• Exercise materials
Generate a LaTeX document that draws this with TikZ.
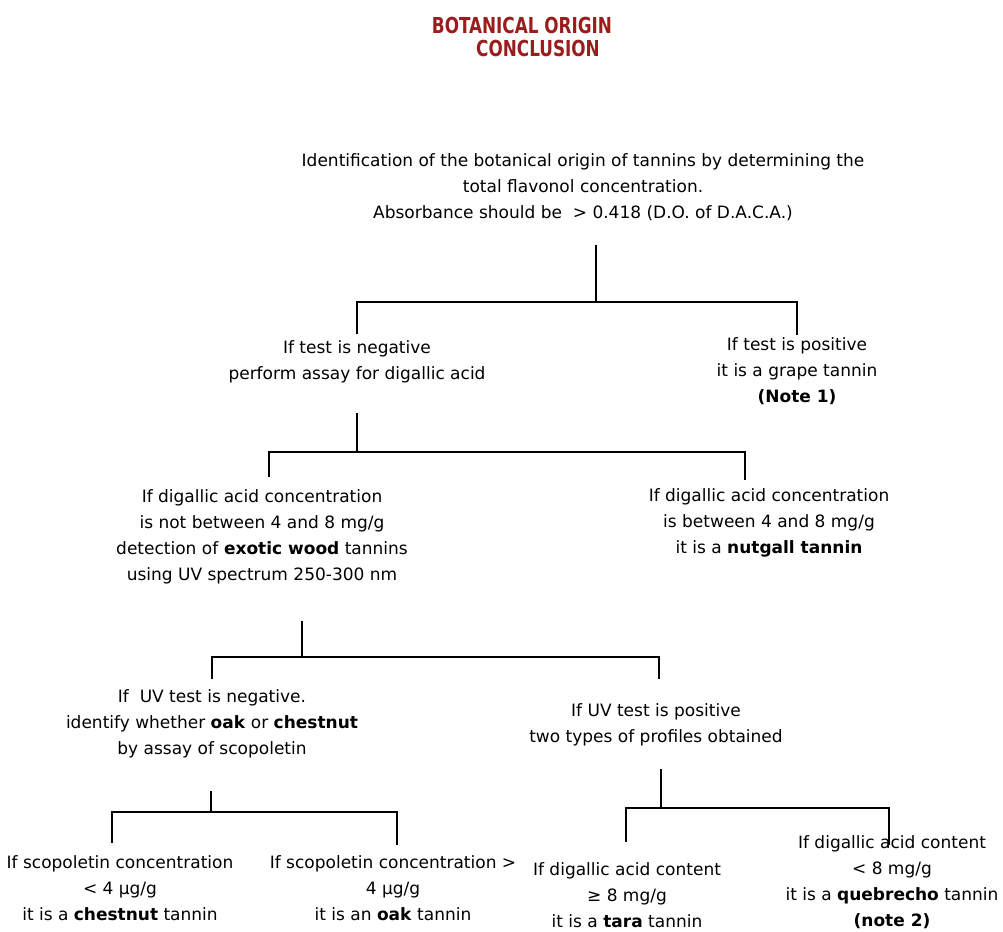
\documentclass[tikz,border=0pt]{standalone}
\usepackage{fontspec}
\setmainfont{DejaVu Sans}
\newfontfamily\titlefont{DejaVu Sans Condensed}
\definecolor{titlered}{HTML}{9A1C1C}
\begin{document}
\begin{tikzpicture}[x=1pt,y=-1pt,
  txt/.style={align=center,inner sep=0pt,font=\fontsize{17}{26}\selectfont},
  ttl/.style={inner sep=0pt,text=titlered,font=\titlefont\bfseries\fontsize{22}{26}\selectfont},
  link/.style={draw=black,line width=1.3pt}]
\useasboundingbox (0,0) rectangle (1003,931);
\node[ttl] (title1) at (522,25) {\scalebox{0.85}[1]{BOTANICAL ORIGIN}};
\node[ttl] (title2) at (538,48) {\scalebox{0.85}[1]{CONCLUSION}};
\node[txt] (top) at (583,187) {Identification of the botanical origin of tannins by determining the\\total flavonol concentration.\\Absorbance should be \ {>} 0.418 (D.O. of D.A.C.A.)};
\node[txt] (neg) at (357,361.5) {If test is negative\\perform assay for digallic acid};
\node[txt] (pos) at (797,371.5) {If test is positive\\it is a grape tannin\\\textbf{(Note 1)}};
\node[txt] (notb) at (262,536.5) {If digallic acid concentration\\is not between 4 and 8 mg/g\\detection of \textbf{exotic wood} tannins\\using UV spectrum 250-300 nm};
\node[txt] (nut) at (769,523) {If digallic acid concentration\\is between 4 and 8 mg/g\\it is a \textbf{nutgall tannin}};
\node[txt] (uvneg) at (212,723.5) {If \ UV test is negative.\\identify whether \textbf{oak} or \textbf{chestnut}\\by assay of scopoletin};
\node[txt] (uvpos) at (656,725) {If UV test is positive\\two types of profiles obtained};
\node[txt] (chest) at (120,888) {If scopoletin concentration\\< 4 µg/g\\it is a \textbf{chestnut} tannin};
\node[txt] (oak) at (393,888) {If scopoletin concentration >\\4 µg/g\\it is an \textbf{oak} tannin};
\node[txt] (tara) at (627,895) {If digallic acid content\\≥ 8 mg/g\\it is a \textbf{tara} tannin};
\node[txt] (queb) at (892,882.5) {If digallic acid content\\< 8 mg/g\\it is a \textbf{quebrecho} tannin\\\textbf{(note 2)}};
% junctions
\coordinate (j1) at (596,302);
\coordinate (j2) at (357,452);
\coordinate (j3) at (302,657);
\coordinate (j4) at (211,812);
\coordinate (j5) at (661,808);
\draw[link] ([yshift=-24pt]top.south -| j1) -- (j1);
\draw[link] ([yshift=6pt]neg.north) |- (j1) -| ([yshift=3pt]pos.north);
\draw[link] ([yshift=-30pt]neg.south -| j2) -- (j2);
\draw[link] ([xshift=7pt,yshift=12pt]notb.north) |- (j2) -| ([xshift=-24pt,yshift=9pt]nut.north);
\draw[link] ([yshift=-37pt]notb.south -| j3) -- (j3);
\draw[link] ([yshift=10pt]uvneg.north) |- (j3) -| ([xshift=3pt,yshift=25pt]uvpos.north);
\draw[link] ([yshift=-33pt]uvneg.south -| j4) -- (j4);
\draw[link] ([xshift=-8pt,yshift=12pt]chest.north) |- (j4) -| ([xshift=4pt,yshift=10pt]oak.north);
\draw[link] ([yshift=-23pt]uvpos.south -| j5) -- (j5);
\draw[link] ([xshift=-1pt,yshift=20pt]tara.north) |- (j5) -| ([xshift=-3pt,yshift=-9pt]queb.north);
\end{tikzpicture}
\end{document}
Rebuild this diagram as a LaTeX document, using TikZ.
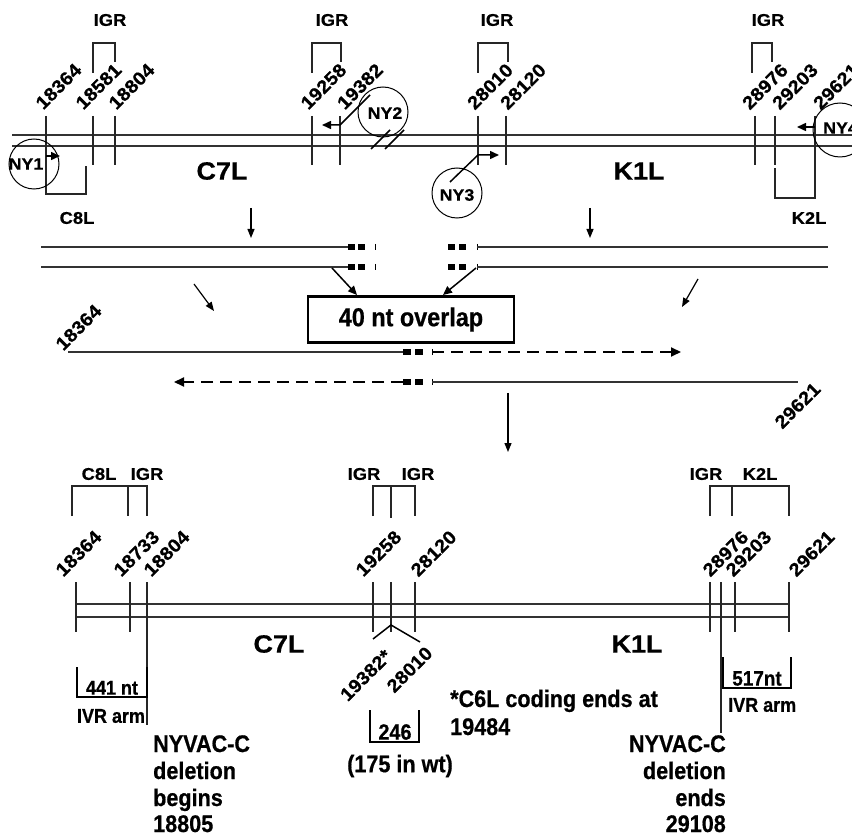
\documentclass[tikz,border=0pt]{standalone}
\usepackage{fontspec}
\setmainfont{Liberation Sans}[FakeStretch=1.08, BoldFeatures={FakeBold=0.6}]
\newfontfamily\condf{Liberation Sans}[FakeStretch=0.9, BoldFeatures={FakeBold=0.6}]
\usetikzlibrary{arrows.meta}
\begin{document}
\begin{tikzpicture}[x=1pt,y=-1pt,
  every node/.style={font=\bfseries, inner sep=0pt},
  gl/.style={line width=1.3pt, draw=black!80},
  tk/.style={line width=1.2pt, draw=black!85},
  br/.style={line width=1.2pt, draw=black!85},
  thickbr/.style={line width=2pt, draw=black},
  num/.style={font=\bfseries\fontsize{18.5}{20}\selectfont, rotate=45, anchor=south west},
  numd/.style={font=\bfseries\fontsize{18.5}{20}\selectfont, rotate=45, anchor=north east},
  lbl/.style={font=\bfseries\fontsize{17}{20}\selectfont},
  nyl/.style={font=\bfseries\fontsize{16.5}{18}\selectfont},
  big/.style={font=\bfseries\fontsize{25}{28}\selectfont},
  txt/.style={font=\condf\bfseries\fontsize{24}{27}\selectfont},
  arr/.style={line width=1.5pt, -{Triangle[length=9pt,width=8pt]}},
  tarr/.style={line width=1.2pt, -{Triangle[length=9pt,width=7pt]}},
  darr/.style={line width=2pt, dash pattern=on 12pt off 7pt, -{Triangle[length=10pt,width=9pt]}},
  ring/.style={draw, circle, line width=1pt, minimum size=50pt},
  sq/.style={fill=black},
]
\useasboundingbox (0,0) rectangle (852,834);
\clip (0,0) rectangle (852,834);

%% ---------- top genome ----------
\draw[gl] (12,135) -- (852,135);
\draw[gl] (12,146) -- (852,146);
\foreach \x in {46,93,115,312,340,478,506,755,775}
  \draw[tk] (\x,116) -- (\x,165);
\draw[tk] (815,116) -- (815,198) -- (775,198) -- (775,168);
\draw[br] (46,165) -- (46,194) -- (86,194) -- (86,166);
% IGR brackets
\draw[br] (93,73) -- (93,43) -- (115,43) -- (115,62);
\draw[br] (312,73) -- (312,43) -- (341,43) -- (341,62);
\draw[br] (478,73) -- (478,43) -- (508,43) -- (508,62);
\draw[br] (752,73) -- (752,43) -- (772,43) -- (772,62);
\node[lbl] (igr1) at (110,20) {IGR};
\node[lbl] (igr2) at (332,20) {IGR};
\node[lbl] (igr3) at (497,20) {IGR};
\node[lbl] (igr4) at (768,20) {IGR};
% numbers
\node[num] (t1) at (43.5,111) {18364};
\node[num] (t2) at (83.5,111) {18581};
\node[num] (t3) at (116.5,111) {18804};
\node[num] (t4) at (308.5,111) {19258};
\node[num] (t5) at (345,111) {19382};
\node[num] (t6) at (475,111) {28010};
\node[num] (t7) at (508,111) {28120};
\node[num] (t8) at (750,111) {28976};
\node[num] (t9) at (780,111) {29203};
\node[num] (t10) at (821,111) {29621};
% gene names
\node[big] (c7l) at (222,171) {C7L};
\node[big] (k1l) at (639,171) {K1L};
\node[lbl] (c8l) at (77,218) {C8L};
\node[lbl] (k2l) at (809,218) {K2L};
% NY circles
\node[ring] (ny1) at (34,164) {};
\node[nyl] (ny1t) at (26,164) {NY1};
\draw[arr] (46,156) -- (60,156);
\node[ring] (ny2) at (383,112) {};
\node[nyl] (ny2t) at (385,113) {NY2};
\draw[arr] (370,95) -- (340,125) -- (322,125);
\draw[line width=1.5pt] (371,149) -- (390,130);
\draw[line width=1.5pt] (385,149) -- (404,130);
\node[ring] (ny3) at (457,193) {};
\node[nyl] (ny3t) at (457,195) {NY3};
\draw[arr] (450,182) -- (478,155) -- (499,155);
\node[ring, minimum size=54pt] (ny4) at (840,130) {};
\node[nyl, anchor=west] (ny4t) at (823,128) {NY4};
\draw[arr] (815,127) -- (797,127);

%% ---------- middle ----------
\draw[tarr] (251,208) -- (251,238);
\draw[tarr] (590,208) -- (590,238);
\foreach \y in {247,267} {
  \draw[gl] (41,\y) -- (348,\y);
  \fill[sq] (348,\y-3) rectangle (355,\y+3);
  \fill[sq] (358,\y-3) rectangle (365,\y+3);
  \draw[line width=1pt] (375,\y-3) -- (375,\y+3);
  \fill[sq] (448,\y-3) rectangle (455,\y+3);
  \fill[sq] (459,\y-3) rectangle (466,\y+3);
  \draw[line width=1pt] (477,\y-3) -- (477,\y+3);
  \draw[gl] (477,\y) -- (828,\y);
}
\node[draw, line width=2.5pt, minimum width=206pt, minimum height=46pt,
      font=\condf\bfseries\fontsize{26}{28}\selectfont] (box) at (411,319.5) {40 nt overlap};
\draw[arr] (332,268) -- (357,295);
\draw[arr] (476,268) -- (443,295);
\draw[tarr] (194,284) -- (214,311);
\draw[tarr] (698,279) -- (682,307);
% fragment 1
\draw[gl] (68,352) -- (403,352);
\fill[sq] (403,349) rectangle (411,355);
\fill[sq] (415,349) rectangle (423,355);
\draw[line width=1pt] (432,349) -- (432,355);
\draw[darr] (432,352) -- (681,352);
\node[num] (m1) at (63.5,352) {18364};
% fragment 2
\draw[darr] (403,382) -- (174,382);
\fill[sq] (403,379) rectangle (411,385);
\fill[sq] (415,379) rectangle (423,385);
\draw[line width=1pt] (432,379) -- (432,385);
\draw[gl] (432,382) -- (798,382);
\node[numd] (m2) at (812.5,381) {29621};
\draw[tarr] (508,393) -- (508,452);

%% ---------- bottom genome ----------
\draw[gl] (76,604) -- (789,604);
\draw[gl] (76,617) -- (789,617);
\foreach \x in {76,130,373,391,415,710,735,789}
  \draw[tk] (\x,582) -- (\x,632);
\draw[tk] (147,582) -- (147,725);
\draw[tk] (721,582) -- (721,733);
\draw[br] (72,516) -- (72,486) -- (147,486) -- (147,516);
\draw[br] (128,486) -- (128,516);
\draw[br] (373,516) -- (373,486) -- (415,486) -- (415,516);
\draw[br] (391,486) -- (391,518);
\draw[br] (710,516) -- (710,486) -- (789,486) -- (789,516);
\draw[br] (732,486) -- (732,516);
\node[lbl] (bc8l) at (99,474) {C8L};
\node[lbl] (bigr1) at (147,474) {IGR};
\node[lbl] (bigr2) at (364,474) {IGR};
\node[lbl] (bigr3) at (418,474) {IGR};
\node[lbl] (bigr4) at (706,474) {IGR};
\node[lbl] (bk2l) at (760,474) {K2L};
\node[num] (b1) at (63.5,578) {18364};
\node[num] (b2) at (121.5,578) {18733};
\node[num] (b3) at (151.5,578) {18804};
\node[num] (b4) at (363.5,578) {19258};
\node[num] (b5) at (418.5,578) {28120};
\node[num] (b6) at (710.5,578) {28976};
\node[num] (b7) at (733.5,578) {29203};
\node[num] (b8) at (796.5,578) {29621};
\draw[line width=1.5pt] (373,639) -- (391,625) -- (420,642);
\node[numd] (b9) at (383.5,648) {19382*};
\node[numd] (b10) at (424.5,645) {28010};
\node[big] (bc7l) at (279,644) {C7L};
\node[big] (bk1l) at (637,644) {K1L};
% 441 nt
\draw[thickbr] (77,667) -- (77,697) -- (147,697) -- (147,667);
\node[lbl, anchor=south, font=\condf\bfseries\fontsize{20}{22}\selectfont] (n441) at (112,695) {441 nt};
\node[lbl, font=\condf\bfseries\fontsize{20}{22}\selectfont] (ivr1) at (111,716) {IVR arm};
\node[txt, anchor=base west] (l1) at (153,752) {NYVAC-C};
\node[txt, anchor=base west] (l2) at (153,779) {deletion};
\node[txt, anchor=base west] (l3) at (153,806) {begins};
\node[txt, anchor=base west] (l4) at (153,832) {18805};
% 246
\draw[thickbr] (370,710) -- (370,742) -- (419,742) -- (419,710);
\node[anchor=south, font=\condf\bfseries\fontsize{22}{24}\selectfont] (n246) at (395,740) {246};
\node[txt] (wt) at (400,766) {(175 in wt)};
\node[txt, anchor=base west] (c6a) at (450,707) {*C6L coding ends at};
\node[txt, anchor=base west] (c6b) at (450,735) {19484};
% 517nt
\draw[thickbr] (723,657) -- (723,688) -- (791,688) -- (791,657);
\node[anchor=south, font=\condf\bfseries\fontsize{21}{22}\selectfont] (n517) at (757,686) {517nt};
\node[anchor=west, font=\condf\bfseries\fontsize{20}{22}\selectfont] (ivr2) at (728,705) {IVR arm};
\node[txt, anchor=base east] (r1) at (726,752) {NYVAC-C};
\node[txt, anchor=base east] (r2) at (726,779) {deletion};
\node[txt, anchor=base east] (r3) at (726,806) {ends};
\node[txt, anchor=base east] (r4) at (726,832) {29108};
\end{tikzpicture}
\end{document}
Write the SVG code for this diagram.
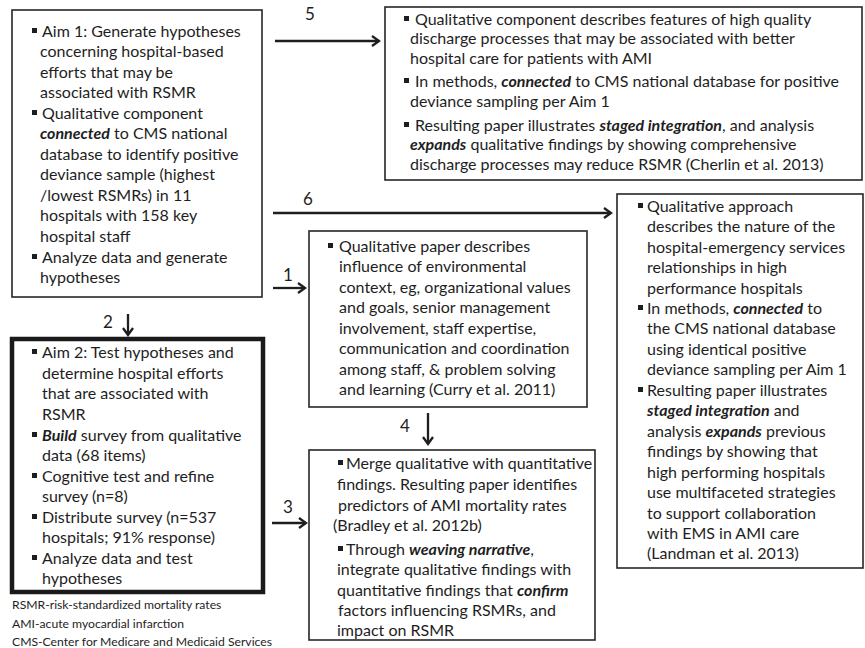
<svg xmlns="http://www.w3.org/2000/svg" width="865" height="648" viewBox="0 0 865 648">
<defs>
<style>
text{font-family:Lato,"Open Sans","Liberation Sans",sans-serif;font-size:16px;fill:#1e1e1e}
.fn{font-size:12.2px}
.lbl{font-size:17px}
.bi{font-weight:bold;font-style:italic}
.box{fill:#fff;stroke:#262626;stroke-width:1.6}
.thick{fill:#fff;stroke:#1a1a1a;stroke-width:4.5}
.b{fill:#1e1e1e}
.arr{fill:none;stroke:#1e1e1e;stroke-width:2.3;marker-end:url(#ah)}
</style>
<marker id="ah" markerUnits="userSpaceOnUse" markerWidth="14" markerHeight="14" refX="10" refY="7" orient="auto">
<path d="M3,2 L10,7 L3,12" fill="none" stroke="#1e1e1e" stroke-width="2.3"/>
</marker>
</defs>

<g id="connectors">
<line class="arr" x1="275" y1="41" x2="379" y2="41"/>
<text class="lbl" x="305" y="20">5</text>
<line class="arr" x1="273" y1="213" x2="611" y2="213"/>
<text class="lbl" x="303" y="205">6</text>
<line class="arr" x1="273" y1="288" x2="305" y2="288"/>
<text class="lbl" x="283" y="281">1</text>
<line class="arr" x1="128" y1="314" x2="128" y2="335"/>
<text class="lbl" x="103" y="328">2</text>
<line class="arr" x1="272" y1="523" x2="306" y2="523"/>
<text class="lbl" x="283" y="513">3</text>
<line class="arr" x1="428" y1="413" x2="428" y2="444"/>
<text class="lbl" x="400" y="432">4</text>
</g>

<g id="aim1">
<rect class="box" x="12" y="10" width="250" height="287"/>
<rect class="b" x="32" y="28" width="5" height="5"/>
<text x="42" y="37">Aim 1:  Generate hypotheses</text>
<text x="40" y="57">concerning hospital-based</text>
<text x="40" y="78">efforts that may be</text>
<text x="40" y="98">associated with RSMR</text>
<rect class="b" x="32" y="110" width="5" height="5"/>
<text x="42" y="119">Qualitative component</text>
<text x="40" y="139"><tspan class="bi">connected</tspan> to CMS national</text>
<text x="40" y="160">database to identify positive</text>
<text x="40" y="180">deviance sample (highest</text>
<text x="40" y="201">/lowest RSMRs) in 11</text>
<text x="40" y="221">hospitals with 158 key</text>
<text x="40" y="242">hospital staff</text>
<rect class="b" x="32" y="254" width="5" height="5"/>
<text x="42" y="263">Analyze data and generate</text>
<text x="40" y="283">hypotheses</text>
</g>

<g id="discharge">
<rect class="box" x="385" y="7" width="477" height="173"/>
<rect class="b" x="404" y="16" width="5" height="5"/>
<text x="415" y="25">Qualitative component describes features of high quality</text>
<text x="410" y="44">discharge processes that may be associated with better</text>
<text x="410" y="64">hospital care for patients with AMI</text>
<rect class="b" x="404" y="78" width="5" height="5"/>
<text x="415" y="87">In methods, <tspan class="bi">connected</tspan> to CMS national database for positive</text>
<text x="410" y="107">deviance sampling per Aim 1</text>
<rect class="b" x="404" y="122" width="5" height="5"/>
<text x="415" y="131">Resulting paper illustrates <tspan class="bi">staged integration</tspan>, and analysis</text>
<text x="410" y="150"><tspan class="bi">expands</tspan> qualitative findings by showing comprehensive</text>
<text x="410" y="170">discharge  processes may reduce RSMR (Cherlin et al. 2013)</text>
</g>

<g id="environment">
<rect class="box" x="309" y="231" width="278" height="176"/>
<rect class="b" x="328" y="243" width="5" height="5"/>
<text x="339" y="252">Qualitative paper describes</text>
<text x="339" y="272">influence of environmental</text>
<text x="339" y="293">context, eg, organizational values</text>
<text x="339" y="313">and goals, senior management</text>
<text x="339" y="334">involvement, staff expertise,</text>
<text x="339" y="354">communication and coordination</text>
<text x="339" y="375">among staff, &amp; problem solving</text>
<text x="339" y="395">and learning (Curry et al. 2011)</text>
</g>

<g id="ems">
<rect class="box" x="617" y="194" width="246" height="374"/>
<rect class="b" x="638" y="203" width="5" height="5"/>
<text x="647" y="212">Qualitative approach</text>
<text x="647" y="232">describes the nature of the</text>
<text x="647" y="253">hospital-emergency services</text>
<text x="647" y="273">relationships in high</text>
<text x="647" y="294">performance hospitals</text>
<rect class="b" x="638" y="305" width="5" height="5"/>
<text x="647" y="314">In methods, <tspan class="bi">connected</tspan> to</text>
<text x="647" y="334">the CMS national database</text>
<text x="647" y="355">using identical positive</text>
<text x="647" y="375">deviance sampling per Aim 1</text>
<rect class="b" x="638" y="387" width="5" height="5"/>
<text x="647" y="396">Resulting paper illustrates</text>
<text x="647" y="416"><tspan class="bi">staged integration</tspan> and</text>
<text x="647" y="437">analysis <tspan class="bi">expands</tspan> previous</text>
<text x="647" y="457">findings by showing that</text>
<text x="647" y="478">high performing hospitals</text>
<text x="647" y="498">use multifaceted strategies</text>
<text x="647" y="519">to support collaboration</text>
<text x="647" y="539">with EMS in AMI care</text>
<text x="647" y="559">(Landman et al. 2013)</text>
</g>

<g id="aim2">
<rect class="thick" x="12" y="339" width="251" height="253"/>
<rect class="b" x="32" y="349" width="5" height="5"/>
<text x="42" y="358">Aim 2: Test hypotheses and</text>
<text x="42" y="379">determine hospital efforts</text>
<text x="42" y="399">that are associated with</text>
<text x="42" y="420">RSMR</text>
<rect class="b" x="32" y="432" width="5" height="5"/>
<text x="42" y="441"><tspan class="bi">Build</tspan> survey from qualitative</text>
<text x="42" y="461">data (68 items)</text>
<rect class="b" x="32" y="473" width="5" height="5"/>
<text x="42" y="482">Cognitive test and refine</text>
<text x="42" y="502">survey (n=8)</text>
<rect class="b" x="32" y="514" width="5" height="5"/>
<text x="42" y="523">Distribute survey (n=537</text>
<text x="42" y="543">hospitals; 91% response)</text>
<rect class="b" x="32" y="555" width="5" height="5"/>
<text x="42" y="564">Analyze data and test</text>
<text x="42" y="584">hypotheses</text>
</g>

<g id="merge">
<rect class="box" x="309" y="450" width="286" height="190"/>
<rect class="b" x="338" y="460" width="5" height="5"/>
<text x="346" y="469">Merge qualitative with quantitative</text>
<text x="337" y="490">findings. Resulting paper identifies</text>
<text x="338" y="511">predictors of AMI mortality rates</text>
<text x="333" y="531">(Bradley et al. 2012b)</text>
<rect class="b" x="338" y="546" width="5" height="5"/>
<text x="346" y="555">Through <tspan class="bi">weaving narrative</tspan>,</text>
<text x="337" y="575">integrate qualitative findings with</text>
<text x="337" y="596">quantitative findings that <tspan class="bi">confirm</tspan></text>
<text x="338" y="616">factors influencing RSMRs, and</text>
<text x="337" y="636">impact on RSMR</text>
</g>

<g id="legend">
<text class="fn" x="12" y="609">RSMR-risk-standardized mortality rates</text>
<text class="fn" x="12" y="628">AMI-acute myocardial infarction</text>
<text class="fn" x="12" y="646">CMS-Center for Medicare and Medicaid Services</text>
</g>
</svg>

• Task brief
Show every line where the string "this" appears.

• The answer
Generate a LaTeX document that draws this with TikZ.
Rebuild this diagram as a LaTeX document, using TikZ.
Write the SVG code for this diagram.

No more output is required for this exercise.